This project is designed to connect current efforts and encourage conversations that will lead to future efforts the community deems necessary as the city continues to develop. According to a Green Michigan blog post written by Lydia Whitbeck, urban agriculture is defined as the practice of cultivating, processing, and distributing food in or around a town or city. (www.greenmichigan.org , 2018) The goal of this website is to provide a centralized location for shared information including land and population data, community centers and events as well as registrar of community partners/businesses and social media handles.
The Inception of a life long interest in urban agriculture
discovering the park, the potential, and the progress of River rouge park
March 2018
I moved to the westside of Detroit after my mothers Divorce back in 2009. We bought a house on the corner of Tireman past Southfield freeway towards Evergreen road. I transferred high schools my senior year and had the pleasure of attending Vista Meadows Academy (VMA) High School. When I was at Consortium College Preparatory (CCP) High School from 2010-2013, I always enjoyed visiting the River Rouge Park Baseball Diamond for our season games. I never realized how close I had moved to it. When I started attending VMA, my mother worked on the opposite end of town so most days I had to take the bus home.

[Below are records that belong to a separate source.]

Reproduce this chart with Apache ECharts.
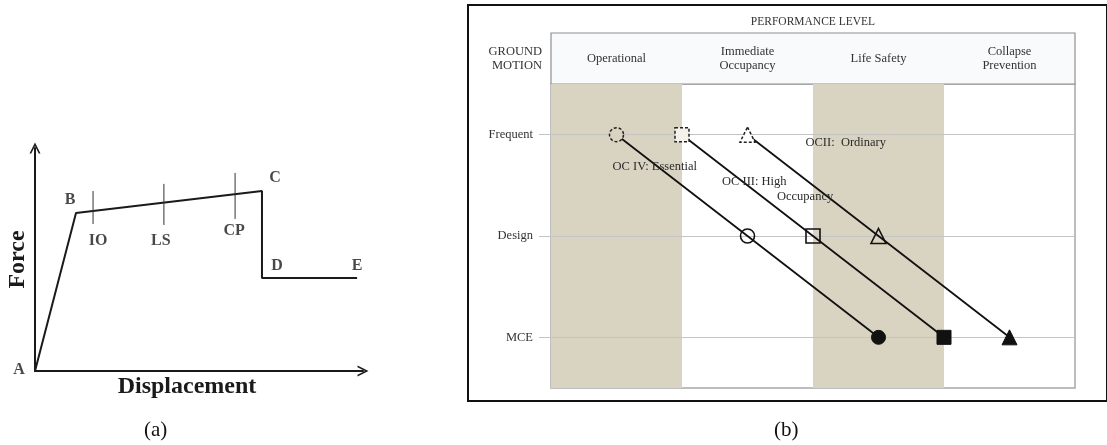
<!DOCTYPE html>
<html>
<head>
<meta charset="utf-8">
<script src="https://cdn.jsdelivr.net/npm/echarts@6/dist/echarts.min.js"></script>
<style>
    html, body { margin: 0; padding: 0; background: #fff; }
    #chart { width: 1107px; height: 445px; }
</style>
</head>
<body>
<div id="chart"></div>
<script>
// (a) force - displacement curve, axes run 0..10
const curveNames = ["A", "B", "C", "D", "E"];
const curveX = [0, 1.25, 6.92, 6.92, 9.82];
const curveY = [0, 7.09, 8.07, 4.17, 4.17];
const levelNames = ["IO", "LS", "CP"];
const levelX = [1.77, 3.93, 6.10];
const levelTop = [8.07, 8.39, 8.88];
const levelBottom = [6.59, 6.55, 6.82];

// (b) performance matrix
const perfLevels = ["Operational", "Immediate\nOccupancy", "Life Safety", "Collapse\nPrevention"];
const groundMotions = ["MCE", "Design", "Frequent"];
const objectiveNames = ["OC IV: Essential", "OC III: High Occupancy", "OCII:  Ordinary"];
// x position (in performance columns) for Frequent, Design, MCE
const essentialX = [0.5, 1.5, 2.5];
const highOccX = [1.0, 2.0, 3.0];
const ordinaryX = [1.5, 2.5, 3.5];
const motionRows = ["Frequent", "Design", "MCE"];
const shadedBands = [[0, 1], [2, 3]];

const serif = "Liberation Serif";
const shade = "#d9d3c1";
const arrow = "path://M0,10 L5,0 L10,10 L8.4,10 L5,3.2 L1.6,10 Z";

// label nudges, style only
const curveLabelOffset = [[-16, -1], [-6, -13], [13, -13], [15, -12], [0, -12]];
const levelLabelOffset = [[5, 17], [-3, 16], [-1, 12]];
const objectiveLabelOffset = [[-4, 32], [40, 55], [58, 8]];
const frequentFill = [shade, "#f3f1ea", "#ffffff"];
const shapes = ["circle", "rect", "triangle"];
const objectiveX = [essentialX, highOccX, ordinaryX];

let chart = echarts.init(document.getElementById("chart"));

let series = [];

/** (a) curve */
series.push({
    type: "line",
    xAxisIndex: 0,
    yAxisIndex: 0,
    symbol: "none",
    lineStyle: { color: "#1a1a1a", width: 2 },
    data: curveX.map((x, i) => [x, curveY[i]]),
    z: 3,
});
series.push({
    type: "scatter",
    xAxisIndex: 0,
    yAxisIndex: 0,
    symbolSize: 1,
    itemStyle: { color: "rgba(0,0,0,0)" },
    data: curveX.map((x, i) => ({
        value: [x, curveY[i]],
        label: {
            show: true,
            position: "inside",
            offset: curveLabelOffset[i],
            formatter: curveNames[i],
            fontFamily: serif,
            fontWeight: "bold",
            fontSize: 16,
            color: "#1a1a1a",
        },
    })),
    z: 4,
});
levelNames.forEach((name, i) => {
    series.push({
        type: "line",
        xAxisIndex: 0,
        yAxisIndex: 0,
        symbol: "none",
        lineStyle: { color: "#333", width: 1 },
        data: [[levelX[i], levelTop[i]], [levelX[i], levelBottom[i]]],
    });
});
series.push({
    type: "scatter",
    xAxisIndex: 0,
    yAxisIndex: 0,
    symbolSize: 1,
    itemStyle: { color: "rgba(0,0,0,0)" },
    data: levelX.map((x, i) => ({
        value: [x, levelBottom[i]],
        label: {
            show: true,
            position: "inside",
            offset: levelLabelOffset[i],
            formatter: levelNames[i],
            fontFamily: serif,
            fontWeight: "bold",
            fontSize: 16,
            color: "#1a1a1a",
        },
    })),
});

/** (b) shaded columns + row lines */
series.push({
    type: "line",
    xAxisIndex: 1,
    yAxisIndex: 1,
    data: [],
    z: 1,
    markArea: {
        silent: true,
        z: 1,
        itemStyle: { color: shade },
        data: shadedBands.map((b) => [{ xAxis: b[0] }, { xAxis: b[1] }]),
    },
});
series.push({
    type: "line",
    xAxisIndex: 1,
    yAxisIndex: 1,
    data: [],
    z: 1,
    markLine: {
        silent: true,
        z: 1,
        symbol: "none",
        label: { show: false },
        lineStyle: { color: "#c4c4c4", width: 1, type: "solid" },
        data: groundMotions.map((m, i) => ({ yAxis: i })),
    },
});

/** (b) performance objectives */
objectiveNames.forEach((name, s) => {
    series.push({
        name: name,
        type: "line",
        xAxisIndex: 1,
        yAxisIndex: 1,
        z: 6,
        lineStyle: { color: "#111", width: 1.8 },
        data: objectiveX[s].map((x, k) => {
            let row = groundMotions.indexOf(motionRows[k]);
            let item = {
                value: [x, row],
                symbol: shapes[s],
                symbolSize: s == 2 ? 15 : 14,
            };
            if (motionRows[k] == "Frequent") {
                item.itemStyle = { color: frequentFill[s], borderColor: "#222", borderWidth: 1.5, borderType: [3, 2] };
                item.label = {
                    show: true,
                    position: "inside",
                    align: "left",
                    verticalAlign: "middle",
                    offset: objectiveLabelOffset[s],
                    formatter: name.replace(" Occupancy", "\n{ind|Occupancy}"),
                    fontFamily: serif,
                    fontSize: 12.5,
                    color: "#2a2a2a",
                    lineHeight: 15,
                    rich: {
                        ind: { padding: [0, 0, 0, 55], fontFamily: serif, fontSize: 12.5, color: "#2a2a2a", lineHeight: 15 },
                    },
                };
            } else if (motionRows[k] == "Design") {
                item.itemStyle = { color: "rgba(0,0,0,0)", borderColor: "#111", borderWidth: 1.6 };
            } else {
                item.itemStyle = { color: "#111", borderColor: "#111", borderWidth: 1 };
            }
            return item;
        }),
    });
});

let option = {
    animation: false,
    backgroundColor: "#fff",
    title: [
        { text: "(a)", left: 144, top: 420, padding: 0, textStyle: { fontFamily: serif, fontWeight: "normal", fontSize: 21, color: "#111" } },
        { text: "(b)", left: 774, top: 420, padding: 0, textStyle: { fontFamily: serif, fontWeight: "normal", fontSize: 21, color: "#111" } },
    ],
    grid: [
        { left: 35, top: 148, width: 328, height: 223 },
        { left: 551, top: 84, width: 524, height: 304, show: true, borderColor: "#a8a8a8", borderWidth: 1.5 },
        { left: 551, top: 33, width: 524, height: 51, show: true, backgroundColor: "#f8fafc", borderColor: "#909090", borderWidth: 1.2 },
        { left: 468, top: 5, width: 660, height: 396, show: true, borderColor: "#111", borderWidth: 2 },
    ],
    xAxis: [
        {
            gridIndex: 0,
            type: "value",
            min: 0,
            max: 10,
            name: "Displacement",
            nameLocation: "middle",
            nameGap: 4,
            nameTextStyle: { fontFamily: serif, fontWeight: "bold", fontSize: 24, color: "#1a1a1a", padding: [0, 24, 0, 0] },
            axisLine: { show: true, symbol: ["none", arrow], symbolSize: [12, 11], lineStyle: { color: "#1a1a1a", width: 2 } },
            axisTick: { show: false },
            axisLabel: { show: false },
            splitLine: { show: false },
        },
        { gridIndex: 1, type: "value", min: 0, max: 4, show: false },
        {
            gridIndex: 2,
            type: "category",
            position: "top",
            data: perfLevels,
            name: "PERFORMANCE LEVEL",
            nameLocation: "middle",
            nameGap: 5,
            nameTextStyle: { fontFamily: serif, fontSize: 11.5, color: "#333" },
            axisLine: { show: false },
            axisTick: { show: false },
            axisLabel: { margin: -26, verticalAlign: "middle", fontFamily: serif, fontSize: 12.5, color: "#333", lineHeight: 14 },
            splitLine: { show: false },
        },
        { gridIndex: 3, type: "value", show: false },
    ],
    yAxis: [
        {
            gridIndex: 0,
            type: "value",
            min: 0,
            max: 10,
            name: "Force",
            nameLocation: "middle",
            nameRotate: 90,
            nameGap: 5,
            nameTextStyle: { fontFamily: serif, fontWeight: "bold", fontSize: 24, color: "#1a1a1a" },
            axisLine: { show: true, symbol: ["none", arrow], symbolSize: [12, 11], lineStyle: { color: "#1a1a1a", width: 2 } },
            axisTick: { show: false },
            axisLabel: { show: false },
            splitLine: { show: false },
        },
        {
            gridIndex: 1,
            type: "category",
            data: groundMotions,
            name: "GROUND\nMOTION",
            nameLocation: "end",
            nameGap: 11,
            nameTextStyle: { fontFamily: serif, fontSize: 12.5, color: "#333", align: "right", verticalAlign: "bottom", lineHeight: 14, padding: [0, 9, 0, 0] },
            axisLine: { show: false },
            axisTick: { show: true, alignWithLabel: true, length: 12, lineStyle: { color: "#c4c4c4" } },
            axisLabel: { margin: 18, fontFamily: serif, fontSize: 12.5, color: "#333" },
            splitLine: { show: false },
        },
        { gridIndex: 2, type: "value", show: false },
        { gridIndex: 3, type: "value", show: false },
    ],
    series: series,
};

chart.setOption(option);
</script>
</body>
</html>
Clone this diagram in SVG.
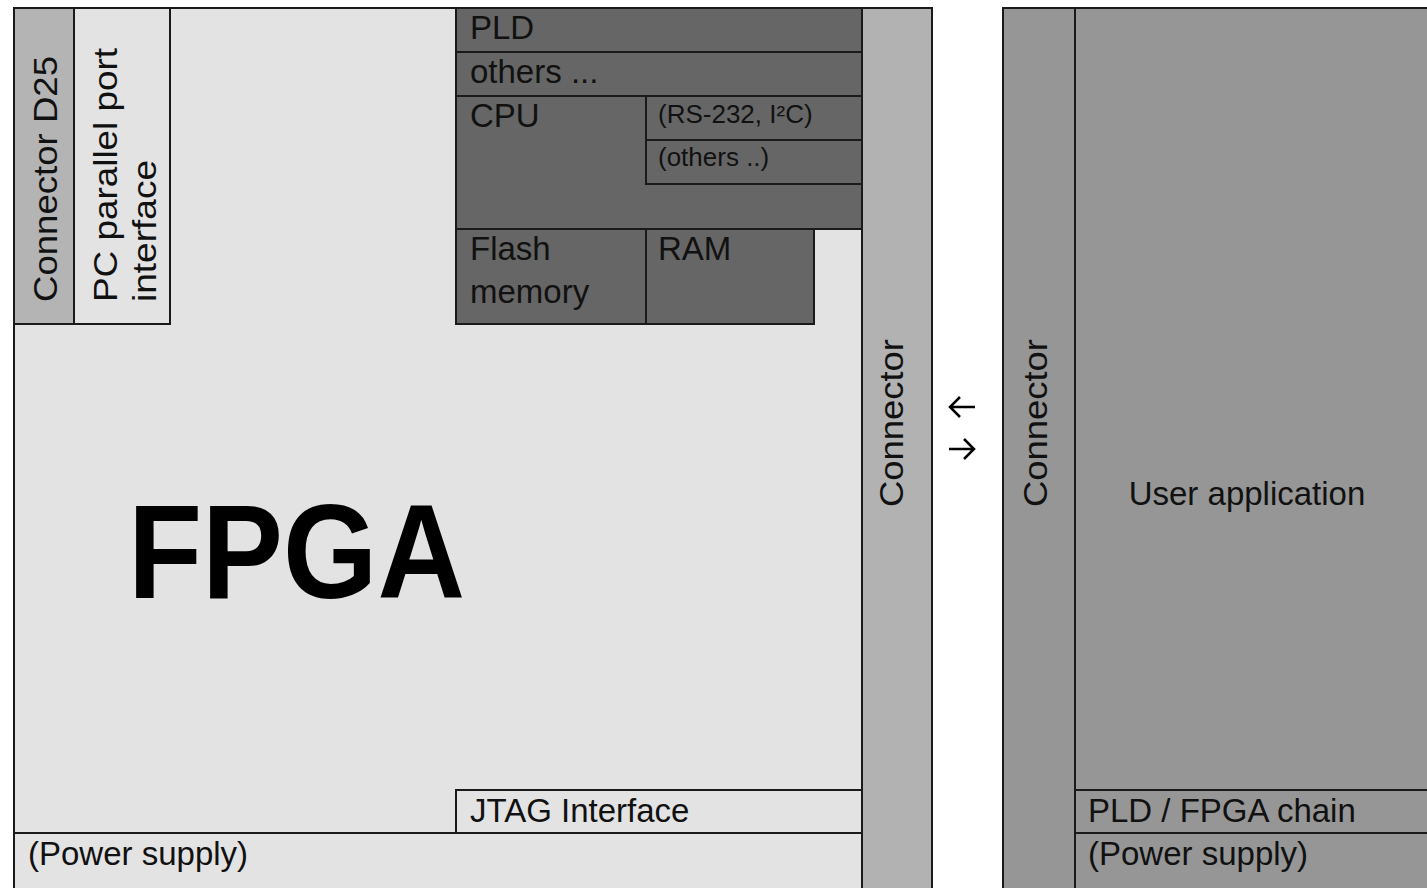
<svg xmlns="http://www.w3.org/2000/svg" width="1427" height="888" viewBox="0 0 1427 888">
<style>
  .b { stroke: #1a1a1a; stroke-width: 2; }
  .light { fill: #e3e3e3; }
  .mid { fill: #b2b2b2; }
  .dark { fill: #666666; }
  .right { fill: #969696; }
  text { font-family: "Liberation Sans", Arial, sans-serif; fill: #111; }
  .t { font-size: 33px; }
  .v { font-size: 34px; }
  .s { font-size: 26px; }
  .big { font-size: 133px; font-weight: bold; fill: #000; }
  .arrow { fill: none; stroke: #000; stroke-width: 2.5; }
</style>
<rect x="0" y="0" width="1427" height="888" fill="#ffffff"/>

<g id="fpga-board">
  <rect class="b light" x="14" y="8" width="848" height="890"/>
  <text class="big" x="128" y="598" textLength="337" lengthAdjust="spacingAndGlyphs">FPGA</text>
</g>
<g id="connector-left">
  <rect class="b mid" x="862" y="8" width="70" height="890"/>
  <text class="v" transform="translate(903,507) rotate(-90)" textLength="168" lengthAdjust="spacingAndGlyphs">Connector</text>
</g>
<g id="connector-d25">
  <rect class="b" fill="#b4b4b4" x="14" y="8" width="60" height="316"/>
  <text class="v" transform="translate(57,302) rotate(-90)" textLength="246" lengthAdjust="spacingAndGlyphs">Connector D25</text>
</g>
<g id="pc-parallel">
  <rect class="b light" x="74" y="8" width="96" height="316"/>
  <text class="v" transform="translate(117,302) rotate(-90)" textLength="254" lengthAdjust="spacingAndGlyphs">PC parallel port</text>
  <text class="v" transform="translate(156,302) rotate(-90)" textLength="142" lengthAdjust="spacingAndGlyphs">interface</text>
</g>
<g id="pld">
  <rect class="b dark" x="456" y="8" width="406" height="44"/>
  <text class="t" x="470" y="39">PLD</text>
</g>
<g id="others">
  <rect class="b dark" x="456" y="52" width="406" height="44"/>
  <text class="t" x="470" y="83">others ...</text>
</g>
<g id="cpu">
  <rect class="b dark" x="456" y="96" width="406" height="133"/>
  <text class="t" x="470" y="127">CPU</text>
</g>
<g id="rs232">
  <rect class="b dark" x="646" y="96" width="216" height="44"/>
  <text class="s" x="658" y="123">(RS-232, I²C)</text>
</g>
<g id="others-io">
  <rect class="b dark" x="646" y="140" width="216" height="44"/>
  <text class="s" x="658" y="166">(others ..)</text>
</g>
<g id="flash">
  <rect class="b dark" x="456" y="229" width="190" height="95"/>
  <text class="t" x="470" y="260">Flash</text>
  <text class="t" x="470" y="303">memory</text>
</g>
<g id="ram">
  <rect class="b dark" x="646" y="229" width="168" height="95"/>
  <text class="t" x="658" y="260">RAM</text>
</g>
<g id="jtag">
  <rect class="b light" x="456" y="790" width="406" height="43"/>
  <text class="t" x="470" y="822">JTAG Interface</text>
</g>
<g id="power-left">
  <rect class="b light" x="14" y="833" width="848" height="65"/>
  <text class="t" x="28" y="865">(Power supply)</text>
</g>

<g id="connector-right">
  <rect class="b right" x="1003" y="8" width="72" height="890"/>
  <text class="v" transform="translate(1047,507) rotate(-90)" textLength="168" lengthAdjust="spacingAndGlyphs">Connector</text>
</g>
<g id="user-app">
  <rect class="b right" x="1075" y="8" width="370" height="890"/>
  <text class="t" x="1247" y="505" text-anchor="middle">User application</text>
</g>
<g id="pld-chain">
  <rect class="b right" x="1075" y="790" width="370" height="43"/>
  <text class="t" x="1088" y="822">PLD / FPGA chain</text>
</g>
<g id="power-right">
  <rect class="b right" x="1075" y="833" width="370" height="65"/>
  <text class="t" x="1088" y="865">(Power supply)</text>
</g>

<g id="connectors">
  <path class="arrow" d="M975,407 H950 M960,397 L950,407 L960,417"/>
  <path class="arrow" d="M949,449 H974 M964,439 L974,449 L964,459"/>
</g>
</svg>
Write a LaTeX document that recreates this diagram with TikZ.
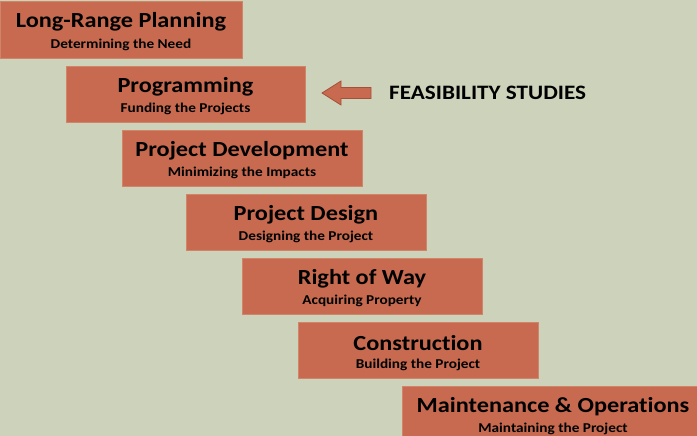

I would catch route 47 - Tireman all the way home. the last stop was near the baseball diamond which was across from my new high school. When I would get on the bus I would always enjoy the green grass and the volume of trees I saw on the park. While at VMA I co-founded a 4-H club that would allow me to involve myself and my small community in urban gardening. Through our school, we found a volunteering opportunity at a barn called Rouge Barn located on Plymouth. The barn use to be an old police station that was remodeled into a barn and currently sits on the outskirts of the park. While volunteering there, I was able to connect with some of the founding members of D-Town Farms which is now considered the largest urban farm in Detroit. I started doing some research when I turned 17 on the potential of turning all 1,184 acres of land into a community led farm with a wide range farmer's market. Whenever I had a break in college, I would do more research and compile more data to explore the possibility of implementation and the costs to the community and the land itself. I've presented this research at a national level and received a 3rd place award for my business idea in 2016. This year, I will be presenting new findings and developments on the project at another national conference in North Carolina in hopes to place higher. I will also be presenting my research at the University's Undergraduate Research and Arts Forum at Michigan State.